* _STATED TASK_
Look through the material below and copy exactly the lines from the line with "Generate a web" to the line with "i) => valueLabels[i]);", those two lines included.

-- start PROVIDED RECORDS --

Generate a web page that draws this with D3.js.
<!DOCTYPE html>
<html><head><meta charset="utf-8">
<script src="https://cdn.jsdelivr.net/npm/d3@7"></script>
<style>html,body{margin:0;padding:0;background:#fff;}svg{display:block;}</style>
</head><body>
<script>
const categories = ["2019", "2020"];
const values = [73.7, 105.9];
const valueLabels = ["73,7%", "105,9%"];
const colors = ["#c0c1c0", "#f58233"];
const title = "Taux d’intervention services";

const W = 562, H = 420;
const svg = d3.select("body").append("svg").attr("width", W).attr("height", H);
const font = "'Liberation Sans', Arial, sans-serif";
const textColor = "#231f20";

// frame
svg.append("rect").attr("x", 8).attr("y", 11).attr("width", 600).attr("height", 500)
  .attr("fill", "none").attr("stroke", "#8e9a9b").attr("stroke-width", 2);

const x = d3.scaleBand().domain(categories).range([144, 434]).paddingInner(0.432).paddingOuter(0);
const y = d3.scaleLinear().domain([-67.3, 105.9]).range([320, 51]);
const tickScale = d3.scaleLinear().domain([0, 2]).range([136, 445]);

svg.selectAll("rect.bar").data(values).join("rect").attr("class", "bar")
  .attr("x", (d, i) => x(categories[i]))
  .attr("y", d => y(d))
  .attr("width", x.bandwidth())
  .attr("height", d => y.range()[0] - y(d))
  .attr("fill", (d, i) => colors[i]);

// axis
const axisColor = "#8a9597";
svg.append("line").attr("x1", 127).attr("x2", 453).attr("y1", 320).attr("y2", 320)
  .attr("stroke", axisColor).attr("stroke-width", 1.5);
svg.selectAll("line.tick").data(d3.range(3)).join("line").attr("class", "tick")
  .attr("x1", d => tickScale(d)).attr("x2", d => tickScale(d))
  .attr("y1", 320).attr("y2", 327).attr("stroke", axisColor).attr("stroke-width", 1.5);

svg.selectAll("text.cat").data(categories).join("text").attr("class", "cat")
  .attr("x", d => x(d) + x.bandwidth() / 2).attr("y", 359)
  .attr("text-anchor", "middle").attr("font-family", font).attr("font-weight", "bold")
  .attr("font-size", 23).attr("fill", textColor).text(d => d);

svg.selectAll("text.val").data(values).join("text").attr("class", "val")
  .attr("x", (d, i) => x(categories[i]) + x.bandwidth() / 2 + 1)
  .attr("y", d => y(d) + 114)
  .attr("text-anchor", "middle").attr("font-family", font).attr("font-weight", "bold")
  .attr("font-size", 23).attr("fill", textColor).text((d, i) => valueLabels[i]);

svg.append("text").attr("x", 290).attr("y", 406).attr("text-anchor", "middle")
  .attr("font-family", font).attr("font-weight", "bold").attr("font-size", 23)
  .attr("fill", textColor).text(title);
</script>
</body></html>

-- end PROVIDED RECORDS --
-- start PROVIDED RECORDS --

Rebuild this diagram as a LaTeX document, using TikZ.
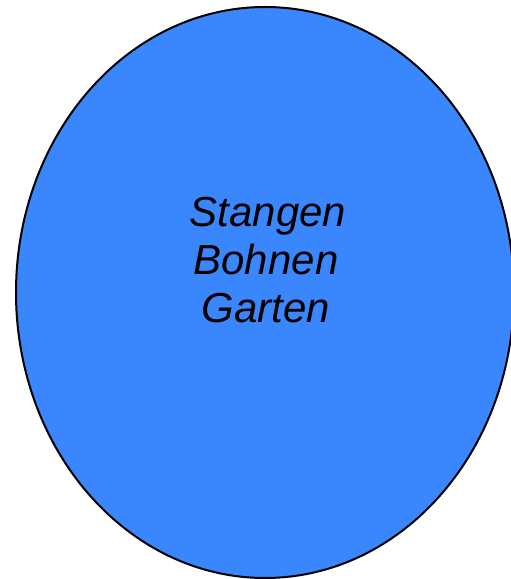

-- end PROVIDED RECORDS --

* _RESULT_
Generate a web page that draws this with D3.js.
<!DOCTYPE html>
<html><head><meta charset="utf-8">
<script src="https://cdn.jsdelivr.net/npm/d3@7"></script>
<style>html,body{margin:0;padding:0;background:#fff;}svg{display:block;}</style>
</head><body>
<script>
const categories = ["2019", "2020"];
const values = [73.7, 105.9];
const valueLabels = ["73,7%", "105,9%"];
const colors = ["#c0c1c0", "#f58233"];
const title = "Taux d’intervention services";

const W = 562, H = 420;
const svg = d3.select("body").append("svg").attr("width", W).attr("height", H);
const font = "'Liberation Sans', Arial, sans-serif";
const textColor = "#231f20";

// frame
svg.append("rect").attr("x", 8).attr("y", 11).attr("width", 600).attr("height", 500)
  .attr("fill", "none").attr("stroke", "#8e9a9b").attr("stroke-width", 2);

const x = d3.scaleBand().domain(categories).range([144, 434]).paddingInner(0.432).paddingOuter(0);
const y = d3.scaleLinear().domain([-67.3, 105.9]).range([320, 51]);
const tickScale = d3.scaleLinear().domain([0, 2]).range([136, 445]);

svg.selectAll("rect.bar").data(values).join("rect").attr("class", "bar")
  .attr("x", (d, i) => x(categories[i]))
  .attr("y", d => y(d))
  .attr("width", x.bandwidth())
  .attr("height", d => y.range()[0] - y(d))
  .attr("fill", (d, i) => colors[i]);

// axis
const axisColor = "#8a9597";
svg.append("line").attr("x1", 127).attr("x2", 453).attr("y1", 320).attr("y2", 320)
  .attr("stroke", axisColor).attr("stroke-width", 1.5);
svg.selectAll("line.tick").data(d3.range(3)).join("line").attr("class", "tick")
  .attr("x1", d => tickScale(d)).attr("x2", d => tickScale(d))
  .attr("y1", 320).attr("y2", 327).attr("stroke", axisColor).attr("stroke-width", 1.5);

svg.selectAll("text.cat").data(categories).join("text").attr("class", "cat")
  .attr("x", d => x(d) + x.bandwidth() / 2).attr("y", 359)
  .attr("text-anchor", "middle").attr("font-family", font).attr("font-weight", "bold")
  .attr("font-size", 23).attr("fill", textColor).text(d => d);

svg.selectAll("text.val").data(values).join("text").attr("class", "val")
  .attr("x", (d, i) => x(categories[i]) + x.bandwidth() / 2 + 1)
  .attr("y", d => y(d) + 114)
  .attr("text-anchor", "middle").attr("font-family", font).attr("font-weight", "bold")
  .attr("font-size", 23).attr("fill", textColor).text((d, i) => valueLabels[i]);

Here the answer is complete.